Di saat yang sama, pembangunan dijadikan ideologi yang membungkus proyek kolonial dalam bahasa kemajuan. Papua digambarkan sebagai daerah “tertinggal” yang harus “dimodernisasi”, padahal selama puluhan ribu tahun, masyarakat adat Papua memiliki sistem ekonomi, ekologi, dan spiritualitas yang membuat mereka bertahan di tanah yang keras dan sakral. Program pembangunan sering tidak berdasar pada kebutuhan orang Papua, melainkan kebutuhan negara dan pasar. Jalan-jalan besar dibangun untuk membuka akses industri ekstraktif; gunung-gunung keramat dibelah menjadi tambang; tanah adat berubah menjadi konsesi perusahaan; dan demografi kota digeser lewat transmigrasi.

Dalam narasi resmi, semua ini adalah manifestasi dari persatuan nasional. Dalam pengalaman Papua, ini adalah kolonialisme yang semakin kuat, yang hadir dengan wajah pembangunan namun menyisakan jejak penyingkiran.

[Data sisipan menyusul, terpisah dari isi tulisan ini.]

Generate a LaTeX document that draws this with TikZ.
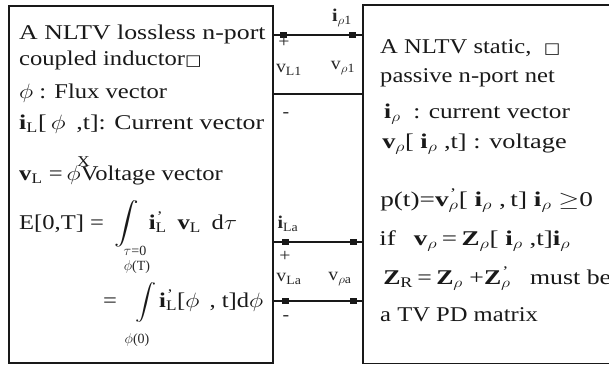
\documentclass[tikz,border=0pt]{standalone}
\usepackage{fontspec}
\setmainfont{Liberation Serif}
\newfontfamily\dvsans{DejaVu Sans}
\newcommand\bx{{\dvsans\fontsize{15}{15}\selectfont □}}
\newcommand\bi{\textbf{i}}
\newcommand\bv{\textbf{v}}
\newcommand\bZ{\textbf{Z}}
\newcommand\sub[1]{\textsubscript{#1}}
\newcommand\tsub[1]{\rlap{\textsuperscript{\kern1pt '}}\textsubscript{#1}}
\newcommand\rh{$\rho$}
\newcommand\bigint[1]{\scalebox{#1}{\fontsize{10}{12}\selectfont$\displaystyle\int$}}
\begin{document}
\begin{tikzpicture}[x=1pt,y=-1pt,
  box/.style={draw=black!90, line width=1.6pt, inner sep=0, anchor=north west},
  txt/.style={anchor=base west, inner sep=0, font=\fontsize{21}{24}\selectfont, xscale=1.17, text=black!90},
  lim/.style={inner sep=0, font=\fontsize{14}{15}\selectfont, text=black!85},
  lbl/.style={inner sep=0, font=\fontsize{18}{19}\selectfont, xscale=1.1, text=black!85},
  wire/.style={line width=1.6pt, draw=black!90},
  term/.style={fill=black!90, minimum width=7pt, minimum height=6pt, inner sep=0, draw=none}]
\useasboundingbox (0,0) rectangle (609,365);
\clip (0,0) rectangle (609,365);
\fill[white] (0,0) rectangle (609,365);
% boxes
\node[box, minimum width=264pt, minimum height=357pt] (L) at (8,5) {};
\node[box, draw=none, minimum width=330pt, minimum height=357pt] (R) at (363,5) {};
\draw[wire] (R.north east) -- (R.north west) -- (R.south west) -- (R.south east);
% wire levels
\coordinate (y1) at (0,35);
\coordinate (y2) at (0,94);
\coordinate (y3) at (0,242);
\coordinate (y4) at (0,301);
\draw[wire] (L.east |- y1) -- (R.west |- y1);
\draw[wire] (L.east |- y2) -- (R.west |- y2);
\draw[wire] (L.east |- y3) -- (R.west |- y3);
\draw[wire] (L.east |- y4) -- (R.west |- y4);
% terminals
\node[term] (t1a) at (283,35) {};
\node[term] (t1b) at (352,35) {};
\node[term] (t3a) at (285,242) {};
\node[term] (t3b) at (353,242) {};
\node[term] (t4a) at (285,301) {};
\node[term] (t4b) at (353,301) {};
% port labels
\node[lbl] (ip1) at (342,18) {\bi\sub{\rh1}};
\node[lbl] (pl1) at (284,42) {+};
\node[lbl] (vL1) at (289,70) {v\sub{L1}};
\node[lbl] (vp1) at (343,68) {v\sub{\rh1}};
\node[lbl] (mi1) at (286,115) {-};
\node[lbl] (iLn) at (288,224) {\bi\sub{La}};
\node[lbl] (pln) at (285,256) {+};
\node[lbl] (vLn) at (289,279) {v\sub{La}};
\node[lbl] (vpn) at (340,279) {v\sub{\rh a}};
\node[lbl] (min) at (286,318) {-};
% left text
\node[txt, xscale=1.05] (l1) at (19,39) {A NLTV lossless n-port};
\node[txt] (l2) at (19,65) {coupled inductor\bx};
\node[txt] (l3) at (19,98) {$\phi$ : Flux vector};
\node[txt, xscale=1.05] (l4) at (19,129) {\bi\sub{L}[\,$\phi$\, ,t]: Current vector};
\node[txt] (l5) at (19,180) {\bv\sub{L} =\,\rlap{\kern9pt\raisebox{14pt}{\fontsize{15}{15}\selectfont X}}$\phi$Voltage vector};
\node[txt] (l6) at (19,229) {E[0,T] =\hspace{9pt}\bigint{2.1}\hspace{3pt} \bi\tsub{L}\hspace{4pt} \bv\sub{L}\hspace{4pt} d$\tau$};
\node[lim] (lim1) at (135,251) {$\tau$=0};
\node[lim] (lim2) at (137,267) {$\phi$(T)};
\node[txt] (l7) at (103,307) {=\hspace{16pt}\bigint{1.8}\hspace{2pt}\bi\tsub{L}[$\phi$\, , t]d$\phi$};
\node[lim] (lim3) at (137,340) {$\phi$(0)};
% right text
\node[txt] (r1) at (380,53) {A NLTV static,\ \ \bx};
\node[txt] (r2) at (380,82) {passive n-port net};
\node[txt, xscale=1.03] (r3) at (384,118) {\bi\sub{\rh}\ \ : current vector};
\node[txt, xscale=1.07] (r4) at (382,148) {\bv\sub{\rh}[\ \bi\sub{\rh}\ ,t] : voltage};
\node[txt, xscale=1.11] (r5) at (380,206) {p(t)=\bv\tsub{\rh}[\ \bi\sub{\rh}\ ,\,t]\ \bi\sub{\rh}\ $\geq$0};
\node[txt, xscale=1.1] (r6) at (379,245) {if\hspace{14pt}\bv\sub{\rh}\,=\,\bZ\sub{\rh}[\ \bi\sub{\rh}\ ,t]\bi\sub{\rh}};
\node[txt, xscale=1.05] (r7) at (383,284) {\bZ\sub{R}\,=\,\bZ\sub{\rh}\ +\bZ\tsub{\rh}\ \ \ must be};
\node[txt] (r8) at (380,321) {a TV PD matrix};
\end{tikzpicture}
\end{document}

Keteguhan Papua: Dari Objek Penjajahan Menjadi Subjek Sejarah

Meski dipaksa hidup dalam dua model kolonial, Papua tidak pernah benar-benar diam. Di era Belanda, muncul generasi terdidik yang merintis gagasan tentang masa depan politik Papua. Di era Indonesia, lahirlah bentuk perlawanan baru: gerakan kultural yang menegaskan identitas Melanesia, teologi pembebasan yang menafsirkan penderitaan sebagai panggilan profetik, aktivisme mahasiswa, hingga gerakan diplomasi internasional yang semakin diperhitungkan.

Dalam setiap fase, Papua menunjukkan dirinya bukan sekadar objek sejarah, tetapi subjek yang terus mencari cara untuk memulihkan martabatnya.


Kolonialisme yang Berganti Bendera

Melihat perjalanan panjang ini, jelas bahwa kolonialisme di Papua tidak hilang; ia hanya berganti bendera. Belanda pergi, Indonesia datang; tetapi struktur yang menempatkan orang Papua sebagai “yang diatur” tetap bertahan. 

Bagi banyak orang Papua, kemerdekaan bukan sekadar perubahan administrasi, melainkan pemulihan suara dan kedaulatan yang hilang akibat dua abad pengingkaran. Cerita Papua bukanlah pinggiran dari sejarah Indonesia, melainkan kisah utuh dari sebuah bangsa yang masih berjuang meneguhkan dirinya di tengah dua gelombang kolonialisme.